### Problem statement:
Where a line holds the word "this", copy that line.

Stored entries
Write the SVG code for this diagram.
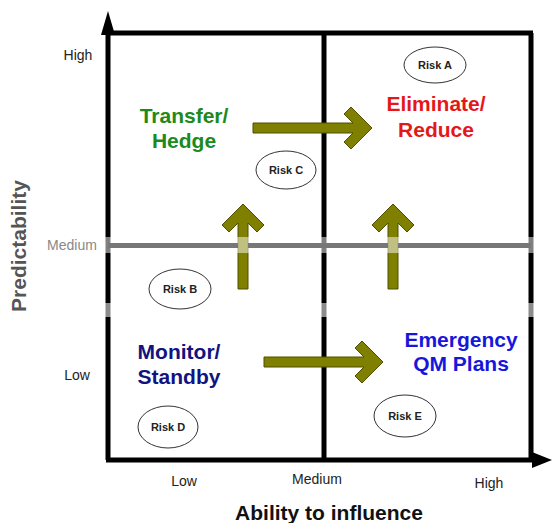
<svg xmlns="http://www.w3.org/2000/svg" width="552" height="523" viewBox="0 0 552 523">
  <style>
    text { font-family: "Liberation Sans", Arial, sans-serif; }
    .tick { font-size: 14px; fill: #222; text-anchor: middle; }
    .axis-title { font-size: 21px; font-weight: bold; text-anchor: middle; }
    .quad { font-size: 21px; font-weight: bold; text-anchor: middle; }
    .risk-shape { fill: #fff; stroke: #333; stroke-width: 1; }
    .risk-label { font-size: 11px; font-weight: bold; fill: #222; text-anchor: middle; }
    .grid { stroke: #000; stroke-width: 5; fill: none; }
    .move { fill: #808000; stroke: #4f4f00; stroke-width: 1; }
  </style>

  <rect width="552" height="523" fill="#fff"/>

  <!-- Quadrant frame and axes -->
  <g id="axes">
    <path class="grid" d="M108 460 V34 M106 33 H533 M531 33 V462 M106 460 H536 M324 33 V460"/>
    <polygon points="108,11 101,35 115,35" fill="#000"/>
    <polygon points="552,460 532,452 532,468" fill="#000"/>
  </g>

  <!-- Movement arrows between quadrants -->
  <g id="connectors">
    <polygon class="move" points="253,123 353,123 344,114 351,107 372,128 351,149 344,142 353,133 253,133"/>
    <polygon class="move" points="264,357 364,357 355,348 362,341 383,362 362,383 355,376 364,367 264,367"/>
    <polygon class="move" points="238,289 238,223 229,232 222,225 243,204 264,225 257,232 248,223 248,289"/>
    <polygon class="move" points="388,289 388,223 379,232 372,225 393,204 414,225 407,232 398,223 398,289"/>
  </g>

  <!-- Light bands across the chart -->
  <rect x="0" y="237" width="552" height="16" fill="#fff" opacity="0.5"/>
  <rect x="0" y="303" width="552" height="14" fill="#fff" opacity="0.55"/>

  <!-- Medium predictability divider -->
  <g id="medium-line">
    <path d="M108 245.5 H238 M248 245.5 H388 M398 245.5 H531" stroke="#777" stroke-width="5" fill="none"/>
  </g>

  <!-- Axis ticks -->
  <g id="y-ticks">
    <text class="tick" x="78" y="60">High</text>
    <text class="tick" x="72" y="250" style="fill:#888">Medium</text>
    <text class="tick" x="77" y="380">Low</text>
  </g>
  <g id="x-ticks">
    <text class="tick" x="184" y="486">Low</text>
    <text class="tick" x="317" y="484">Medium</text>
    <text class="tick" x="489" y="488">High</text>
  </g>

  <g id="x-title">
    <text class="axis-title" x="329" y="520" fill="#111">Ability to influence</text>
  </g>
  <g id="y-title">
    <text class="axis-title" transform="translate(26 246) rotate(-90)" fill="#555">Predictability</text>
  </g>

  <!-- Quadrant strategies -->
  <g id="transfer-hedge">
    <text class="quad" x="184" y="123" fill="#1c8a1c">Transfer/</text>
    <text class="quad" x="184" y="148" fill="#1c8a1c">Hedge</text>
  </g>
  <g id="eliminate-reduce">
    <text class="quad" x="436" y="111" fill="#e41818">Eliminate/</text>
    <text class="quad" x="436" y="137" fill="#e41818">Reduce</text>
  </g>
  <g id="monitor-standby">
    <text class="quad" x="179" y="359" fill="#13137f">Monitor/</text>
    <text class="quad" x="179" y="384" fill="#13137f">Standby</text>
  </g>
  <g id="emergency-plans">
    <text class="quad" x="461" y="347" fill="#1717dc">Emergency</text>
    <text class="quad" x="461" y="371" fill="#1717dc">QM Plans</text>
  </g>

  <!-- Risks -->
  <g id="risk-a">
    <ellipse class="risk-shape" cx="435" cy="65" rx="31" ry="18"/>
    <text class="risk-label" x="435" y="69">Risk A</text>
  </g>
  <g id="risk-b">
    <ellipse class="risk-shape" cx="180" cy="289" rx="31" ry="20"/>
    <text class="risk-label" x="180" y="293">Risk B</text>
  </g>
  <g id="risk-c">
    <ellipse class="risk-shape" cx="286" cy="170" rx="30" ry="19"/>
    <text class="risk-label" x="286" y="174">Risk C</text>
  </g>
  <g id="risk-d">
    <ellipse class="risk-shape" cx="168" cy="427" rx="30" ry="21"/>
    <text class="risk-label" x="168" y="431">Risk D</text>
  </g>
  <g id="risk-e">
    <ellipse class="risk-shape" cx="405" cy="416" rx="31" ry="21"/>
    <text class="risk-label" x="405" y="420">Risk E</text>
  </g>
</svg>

--

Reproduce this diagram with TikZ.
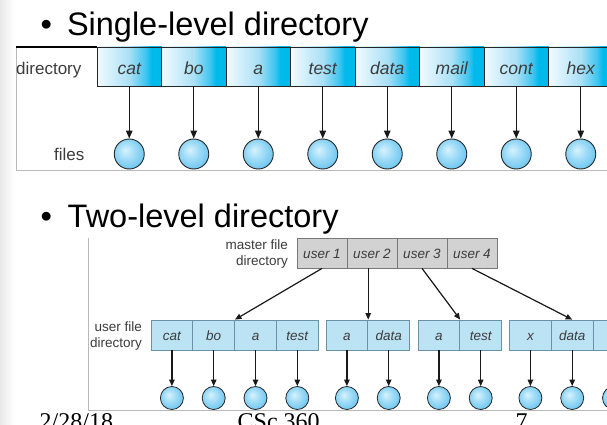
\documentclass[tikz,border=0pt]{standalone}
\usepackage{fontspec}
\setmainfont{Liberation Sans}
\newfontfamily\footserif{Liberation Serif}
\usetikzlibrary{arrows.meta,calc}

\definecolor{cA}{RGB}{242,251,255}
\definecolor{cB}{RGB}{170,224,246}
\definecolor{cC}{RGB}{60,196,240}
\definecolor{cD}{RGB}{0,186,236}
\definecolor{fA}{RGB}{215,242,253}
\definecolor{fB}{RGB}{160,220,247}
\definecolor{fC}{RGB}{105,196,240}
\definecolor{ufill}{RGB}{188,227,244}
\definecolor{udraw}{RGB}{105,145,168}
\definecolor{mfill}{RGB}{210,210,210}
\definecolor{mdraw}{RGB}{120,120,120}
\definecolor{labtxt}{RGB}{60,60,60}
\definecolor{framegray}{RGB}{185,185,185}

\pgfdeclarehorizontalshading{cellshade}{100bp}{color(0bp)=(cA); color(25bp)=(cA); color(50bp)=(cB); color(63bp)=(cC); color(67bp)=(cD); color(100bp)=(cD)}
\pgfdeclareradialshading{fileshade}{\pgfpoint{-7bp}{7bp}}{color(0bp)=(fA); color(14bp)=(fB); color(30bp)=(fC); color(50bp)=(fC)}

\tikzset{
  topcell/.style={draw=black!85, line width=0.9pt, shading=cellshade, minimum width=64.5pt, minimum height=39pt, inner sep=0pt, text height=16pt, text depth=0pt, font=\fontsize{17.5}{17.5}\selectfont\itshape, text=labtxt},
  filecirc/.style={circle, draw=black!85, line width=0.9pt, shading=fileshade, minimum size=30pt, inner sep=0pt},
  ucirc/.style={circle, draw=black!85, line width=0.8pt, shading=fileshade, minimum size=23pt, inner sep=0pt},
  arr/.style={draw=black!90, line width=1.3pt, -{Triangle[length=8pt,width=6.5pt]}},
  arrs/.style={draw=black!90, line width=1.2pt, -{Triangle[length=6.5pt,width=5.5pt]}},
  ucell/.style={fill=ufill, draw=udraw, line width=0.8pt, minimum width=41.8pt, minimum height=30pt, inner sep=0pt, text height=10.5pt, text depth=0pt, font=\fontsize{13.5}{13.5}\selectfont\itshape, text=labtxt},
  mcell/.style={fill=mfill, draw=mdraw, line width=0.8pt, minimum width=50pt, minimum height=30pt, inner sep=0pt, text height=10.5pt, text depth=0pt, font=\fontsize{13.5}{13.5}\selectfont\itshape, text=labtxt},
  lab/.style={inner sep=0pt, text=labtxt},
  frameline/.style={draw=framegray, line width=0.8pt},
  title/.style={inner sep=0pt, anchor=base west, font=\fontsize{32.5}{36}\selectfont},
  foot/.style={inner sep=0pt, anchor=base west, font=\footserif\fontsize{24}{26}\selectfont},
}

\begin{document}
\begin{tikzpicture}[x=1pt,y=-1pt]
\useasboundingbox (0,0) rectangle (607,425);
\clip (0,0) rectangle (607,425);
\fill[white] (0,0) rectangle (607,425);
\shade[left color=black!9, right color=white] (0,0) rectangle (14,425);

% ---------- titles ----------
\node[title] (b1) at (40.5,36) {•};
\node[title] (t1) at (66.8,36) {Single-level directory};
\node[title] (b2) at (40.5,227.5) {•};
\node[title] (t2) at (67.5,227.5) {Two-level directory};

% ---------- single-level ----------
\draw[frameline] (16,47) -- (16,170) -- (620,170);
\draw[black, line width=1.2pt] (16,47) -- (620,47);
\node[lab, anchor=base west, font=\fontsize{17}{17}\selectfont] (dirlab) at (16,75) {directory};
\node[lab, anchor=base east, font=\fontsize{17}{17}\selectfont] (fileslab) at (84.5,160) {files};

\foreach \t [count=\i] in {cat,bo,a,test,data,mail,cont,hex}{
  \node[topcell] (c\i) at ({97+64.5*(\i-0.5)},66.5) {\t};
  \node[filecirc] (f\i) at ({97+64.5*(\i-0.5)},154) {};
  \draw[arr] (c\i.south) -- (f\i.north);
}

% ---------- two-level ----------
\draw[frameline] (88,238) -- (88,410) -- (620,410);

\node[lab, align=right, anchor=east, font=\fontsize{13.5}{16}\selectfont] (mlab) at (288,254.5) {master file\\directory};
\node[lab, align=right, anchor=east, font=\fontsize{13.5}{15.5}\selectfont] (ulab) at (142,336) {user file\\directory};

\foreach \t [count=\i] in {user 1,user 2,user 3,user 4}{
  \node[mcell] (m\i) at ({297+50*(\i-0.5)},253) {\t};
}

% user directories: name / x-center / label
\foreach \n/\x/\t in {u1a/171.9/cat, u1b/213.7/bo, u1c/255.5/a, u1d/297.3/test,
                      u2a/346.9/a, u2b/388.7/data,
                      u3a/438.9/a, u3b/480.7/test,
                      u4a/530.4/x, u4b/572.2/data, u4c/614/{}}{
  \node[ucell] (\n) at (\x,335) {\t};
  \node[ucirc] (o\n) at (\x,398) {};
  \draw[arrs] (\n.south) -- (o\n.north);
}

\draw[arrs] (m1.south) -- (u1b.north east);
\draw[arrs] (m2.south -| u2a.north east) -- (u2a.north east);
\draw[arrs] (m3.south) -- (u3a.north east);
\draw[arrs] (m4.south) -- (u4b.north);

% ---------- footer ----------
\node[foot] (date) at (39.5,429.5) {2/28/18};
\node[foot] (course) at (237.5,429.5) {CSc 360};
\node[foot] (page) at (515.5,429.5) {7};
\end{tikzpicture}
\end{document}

### Reply:
Write the SVG code for this diagram.
Reproduce this diagram with TikZ.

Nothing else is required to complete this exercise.